A public relations nightmare

There are many events in history that make public relations and communications specialist cringe.

Most communicators would opt out on joining the British Petroleum team during the oil spill or the Tylenol team in 1982. In today’s news the event all communicators run from is Omar Khadr and his case to come home.

The Globe and Mail wrote an excellent article explain the timeline on Khadr’s nightmare.

It all started on July 27, 2002, a 16-year-old Khadr is taken in to U.S. custody and charged with the murder of Sergeant Christopher Speer.
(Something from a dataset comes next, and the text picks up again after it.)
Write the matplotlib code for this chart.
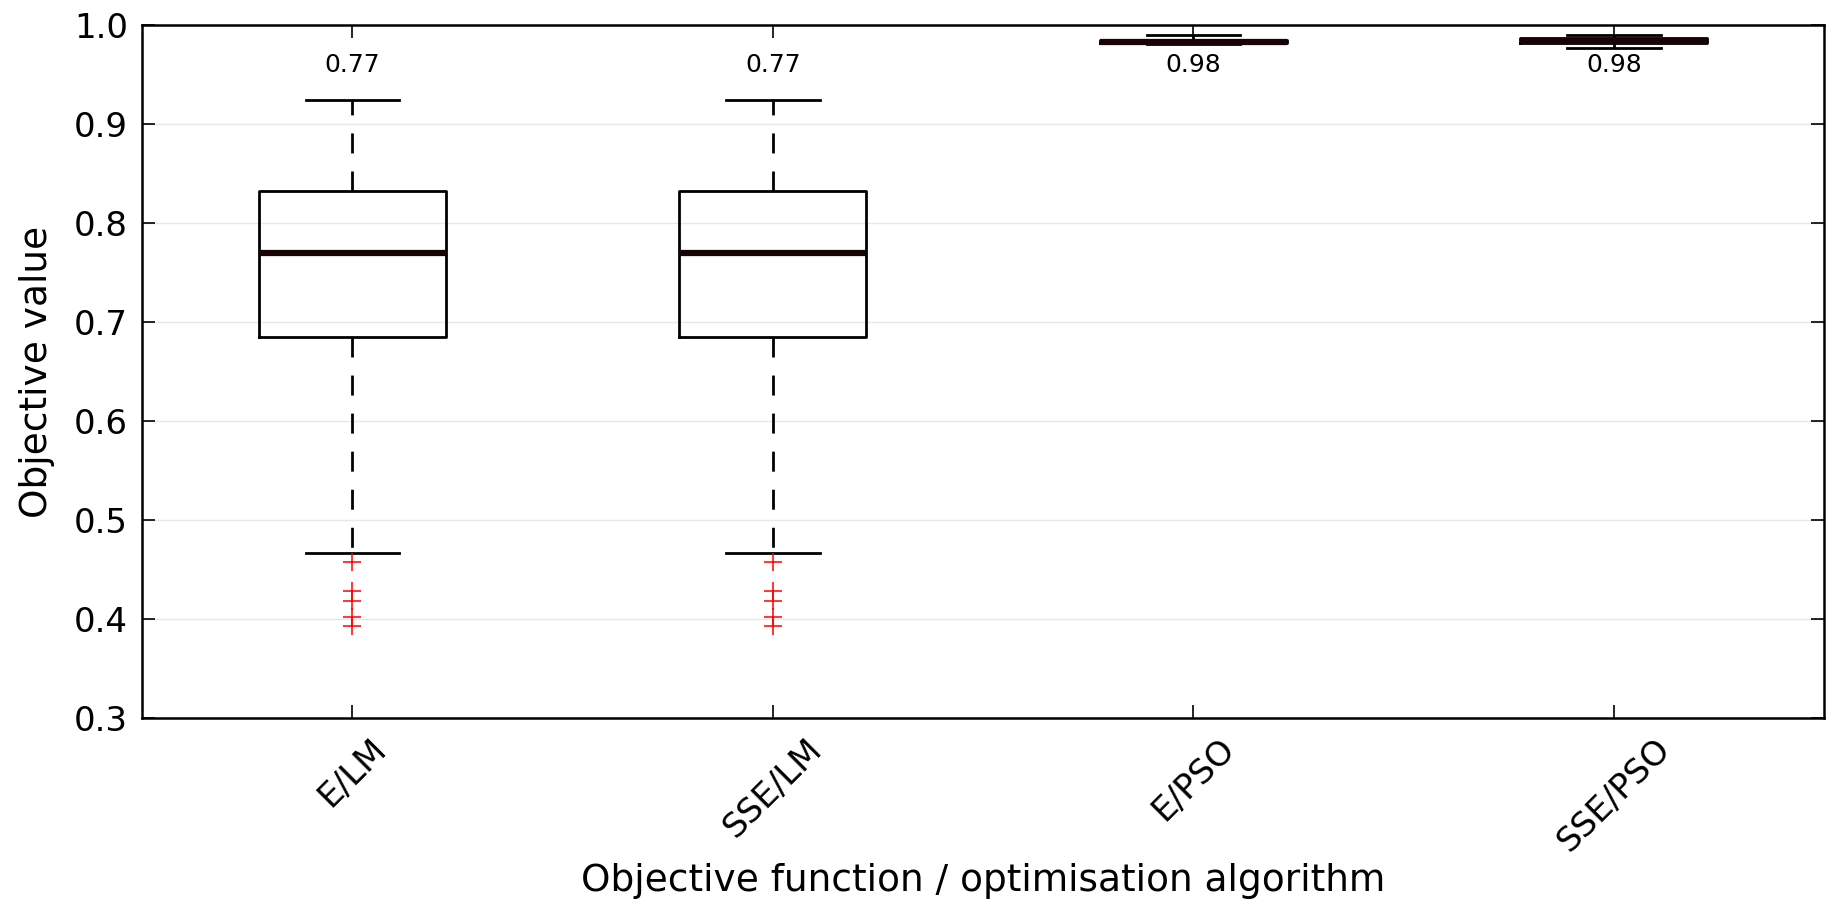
import matplotlib
matplotlib.use('Agg')
import matplotlib.pyplot as plt

labels = ['E/LM', 'SSE/LM', 'E/PSO', 'SSE/PSO']
whishi = [0.924, 0.924, 0.990, 0.990]
q3 = [0.832, 0.832, 0.985, 0.987]
med = [0.770, 0.770, 0.983, 0.984]
q1 = [0.685, 0.685, 0.982, 0.982]
whislo = [0.467, 0.467, 0.981, 0.977]
fliers = [
    [0.458, 0.428, 0.418, 0.402, 0.393],
    [0.458, 0.428, 0.418, 0.402, 0.393],
    [],
    [],
]

stats = []
for i in range(len(labels)):
    stats.append({'label': labels[i], 'whishi': whishi[i], 'q3': q3[i],
                  'med': med[i], 'q1': q1[i], 'whislo': whislo[i],
                  'fliers': fliers[i]})

plt.rcParams['lines.scale_dashes'] = False

fig = plt.figure(figsize=(18.33, 9.06), dpi=100)
ax = fig.add_axes([0.0775, 0.2075, 0.9176, 0.7649])

ax.bxp(stats, widths=0.445, showfliers=True,
       boxprops=dict(color='black', linewidth=2),
       whiskerprops=dict(color='black', linewidth=2, linestyle=(0, (14.4, 13))),
       capprops=dict(color='black', linewidth=2),
       medianprops=dict(color='#180404', linewidth=4.5),
       flierprops=dict(marker='+', markeredgecolor='red', markersize=13,
                       markeredgewidth=1.1, linestyle='none'))

for i, m in enumerate(med):
    ax.text(i + 1, 0.96, '%.2f' % m, ha='center', va='center', fontsize=18)

ax.set_xlim(0.5, 4.5)
ax.set_ylim(0.3, 1.0)
ax.set_yticks([0.3, 0.4, 0.5, 0.6, 0.7, 0.8, 0.9, 1.0])
ax.set_xticks([1, 2, 3, 4])
ax.set_xticklabels(labels, rotation=45)
ax.tick_params(direction='in', top=True, right=True, length=9.5, width=1.2,
               labelsize=24.5, pad=10)
ax.yaxis.grid(True, color='#e8e8e8', linewidth=1)
ax.set_axisbelow(True)
for s in ax.spines.values():
    s.set_linewidth(1.8)

ax.set_xlabel('Objective function / optimisation algorithm', fontsize=27, labelpad=4)
ax.set_ylabel('Objective value', fontsize=27, labelpad=14)

plt.savefig('out.png', dpi=100)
Eight years later, Khadr pleads guilty to all terrorist and murder charges.

(Take a quick second to read the in between of the Khadr trial)

For a communicator Khadr’s story is impossible to solve for three reasons:

  1. His family
  2. The audience is naturally against him
  3. It is no longer about Khadr

His family

It is hard to get the audience on your side when your sister tells the BBC: “Pain is pain. It is up to God to judge those people” while talking about the London bombings in 2005 (source: BBC).

The biggest problem for Khadr is the audience that will help him come home and try to live a normal life is the Canadian public (i.e. the Honourable Stephen Harper). Being part of a family that refuses to condemn terror attacks with a father who is friends with Osama Bin Laden makes it hard for the friendly Western country to repatriate Khadr.

People just don’t like him

In public relations we are taught to concentrate on those who have positive thoughts towards your key messages. And not pay attention to those against your key messages.

However, what do you do when 49 per cent of the audience hates the idea of repatriating Khadr and 70 per cent thinks he is guilty (source: the Globe and Mail).

Who do you concentrate on then? The insignificant 25 per cent of Canadians who believe Khadr should serve his sentence in Canada. And could that 25 per cent change the Honourable Mr. Harper’s opinion about Khadr?

Khadr is a catalyst

Khadr is not famous for killing a U.S. soldier. He is talked about because his situation brings up other issues.

Some of the issues are:

–          Khadr was a child when he committed the crime. However, he was part of a terrorist group. Should his father take that responsibility then? What happens when the father is dead?

–          What is considered a war crime? Khadr technically killed the U.S. soldier in a line of fire. Other child soldiers who have killed civilians in Afghanistan in the name of terrorism are not prosecuted because it falls under the war crime of aggression. So why is Khadr prosecuted?

–          Khadr claimed he was tortured while in the custody of U.S. military officials. Torture was prohibited in October 1994. However, little has been done to protect Khadr from the alleged torturing.

–          Jurisdictional Renunciation: Khadr could have been extradited to his homeland for detention. However, the fact that Canada decided against it is not considered unconstitutional, it is rather a questionable constitutionality.

And the list can go on and on. A very smart teacher of mine, Mr. Bradley Mosley-Williams one year taught me, when dealing with an issue concentrate on issues surrounding the main issue. Khadr’s issue is unfortunately surrounded by other controversial issues.

Below is a diagram showing the issues surrounding Khadr.

There is almost no winning for Khadr and his communications team. The main issue is just too controversial to attack, and even if you try to avoid it and concentrate on related issues, those issues are also controversial.

Hopefully, a superman of communications will come save the day for Omar Khadr.